For Washington, which has placed second to Yale University the previous three years the regatta was contested, the victory was rewarding, even if Yale was among the crews not present this year.

It was especially so for two students who stayed in school for a fifth year for another chance at an IRA championship.

“It’s unbelievable,” said Samuel Halbert, of Redmond, Washington, who is one of those fifth-year athletes. “I came back and had to give it one more shot. To finally do it. This is my third year in the varsity eight, and I’ve fallen short twice in a row. To finally pull through and get it. It’s incredible.

“Luckily, all the guys were really committed to this, right away,” he said. “We were all pulling together, training together, even during quarantine. We pushed it, and once the season started, the battle after that wasn’t the self-motivation, it was more the battling the Covid, and the logistics of that. And this whole year we didn’t have one single case,” he said.

 “For the year and a half, we have had, this is incredibly rewarding,” said head coach Michael Callahan. “These are incredibly dedicated student-athletes, and they have been the whole time. What we challenged them to do lifestyle-wise, and training-wise, was something,” he said.

“We almost didn’t know if we could do it. Asking young people to entirely change their lifestyle, move back to campus, and train all year with uncertainty, is difficult.

“But we had no Covid interruption at all, none. The first thing we wanted to do was defeat Covid, and the second thing was to really enjoy the process. You had to be ready for it to be taken away from you again,” he said.

“A couple of years ago, in 2019, we kind of felt like we were just looking for results and we had to get back to enjoying the journey of it, which is kind of cheesy, but I think that’s what this was. Just enjoy the camaraderie. As a coach, I think this is the most rewarding path I’ve had, And I hope [the student-athletes] feel the same way. It’s just really, really special.”

Even without a full field of the top contenders of the past.

“Absolutely. The IRA didn’t have Harvard and Yale for many, many years. And I know that [Yale head coach Steve Gladstone] when he won in those years, he cherished those. That was out of our control. What was in our control was our boat speed and making it a special team – our own strokes and our own gunnels. So, we focused on that.”

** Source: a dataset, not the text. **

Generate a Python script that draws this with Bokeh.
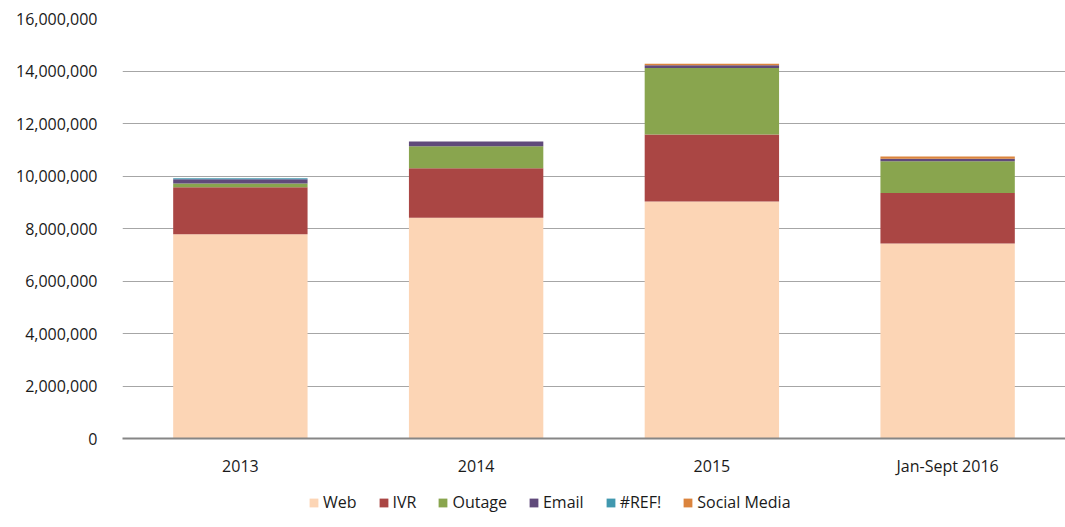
from bokeh.plotting import figure
from bokeh.layouts import column
from bokeh.models import FixedTicker, NumeralTickFormatter, Range1d, FactorRange, Legend
from bokeh.embed import file_html
from bokeh.resources import INLINE

categories = ["2013", "2014", "2015", "Jan-Sept 2016"]
series = ["Web", "IVR", "Outage", "Email", "#REF!", "Social Media"]
web = [7780000, 8410000, 9030000, 7430000]
ivr = [1790000, 1890000, 2550000, 1920000]
outage = [140000, 830000, 2530000, 1210000]
email = [165000, 180000, 110000, 100000]
ref = [40000, 0, 0, 0]
social = [0, 0, 60000, 80000]
colors = ["#FCD5B5", "#AA4644", "#89A54E", "#604A7B", "#4198AF", "#DB843D"]
y_ticks = [0, 2000000, 4000000, 6000000, 8000000, 10000000, 12000000, 14000000, 16000000]

data = dict(cat=categories, Web=web, IVR=ivr, Outage=outage, Email=email)
data["#REF!"] = ref
data["Social Media"] = social

p = figure(x_range=FactorRange(*categories, range_padding=0), y_range=Range1d(0, 16000000),
           width=1065, height=480, output_backend="svg", toolbar_location=None,
           min_border_left=122, min_border_right=0, min_border_top=18, min_border_bottom=42)

p.vbar_stack(series, x="cat", width=0.57, source=data, color=colors, line_color=None)

p.outline_line_color = None
p.xgrid.grid_line_color = None
p.ygrid.grid_line_color = "#A6A6A6"
p.ygrid.grid_line_width = 1

p.yaxis.ticker = FixedTicker(ticks=y_ticks)
p.yaxis.formatter = NumeralTickFormatter(format="0,0")
p.yaxis.axis_line_color = None
p.yaxis.major_tick_line_color = None
p.yaxis.minor_tick_line_color = None
p.yaxis.major_label_standoff = 19
p.yaxis.major_label_text_font = "Open Sans"
p.yaxis.major_label_text_font_size = "16px"
p.yaxis.major_label_text_color = "#1a1a1a"

p.xaxis.axis_line_color = "#868686"
p.xaxis.axis_line_width = 2
p.xaxis.major_tick_line_color = None
p.xaxis.minor_tick_line_color = None
p.xaxis.major_label_standoff = 10
p.xaxis.major_label_text_font = "Open Sans"
p.xaxis.major_label_text_font_size = "16px"
p.xaxis.major_label_text_color = "#1a1a1a"

# legend strip: same stacked series with zero-width bars, so only the legend shows
p2 = figure(x_range=FactorRange(*categories, range_padding=0), y_range=Range1d(-2, -1),
            width=1065, height=40, output_backend="svg", toolbar_location=None,
            min_border_left=0, min_border_right=0, min_border_top=0, min_border_bottom=0)
p2.axis.visible = False
p2.grid.visible = False
p2.outline_line_color = None
rs = p2.vbar_stack(series, x="cat", width=0, source=data, color=colors, line_color=None)
legend = Legend(items=[(s, [r]) for s, r in zip(series, rs)], orientation="horizontal",
                location=(186, 7),
                label_text_font="Open Sans", label_text_font_size="16px",
                label_text_color="#1a1a1a", glyph_width=11, glyph_height=11,
                label_standoff=4, spacing=21, border_line_color=None,
                background_fill_alpha=0, padding=0, margin=0)
p2.add_layout(legend, "center")

layout = column(p, p2, spacing=0)
open("out.html", "w").write(file_html(layout, INLINE))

Callahan also felt that because of the circumstances — of being grounded with the rest of the world — that this IRA was significantly historic and a testament to rowing and the crews that came to race.

“You have to commend all these students here,” he said. “Everyone has had to make a choice to be with their teams, in their dorms doing Zoom classes. That’s a testament to rowing.

“There was a challenge there and we persevered. That’s what rowing teaches us. That’s exactly what we want the sport to be and here we are as a camaraderie of intercollegiate rowers coming together and having a race.”

Of those who should be credited for this weekend taking place, IRA Commissioner Gary Caldwell is high among them. Caldwell worked tirelessly with the IRA Stewards to rally the schools to come and then helped draw up the covid mitigation and regatta details plan so the event could take place.

In the end, Caldwell said he experienced grateful coaches, athletes, and officials.

“Well, I think that pretty uniformly, the word I use is grateful, and I think that’s how pretty much everybody feels,” he said. “I haven’t had a single negative conversation with a coach who thought that we made decisions that were not in the best interest of his or her athletes.

“Even with the bad weather yesterday, watching people come off the water, kids were really happy with the opportunity to race. I watched all the races [Friday] except two, and although the conditions up at the starting line were pretty gnarly, boats were coming off the water dry, and the level of racing was pretty outstanding. You can’t ask for more given the weather conditions.

“Wandering around the athlete area it’s pretty clear that people were pumped.”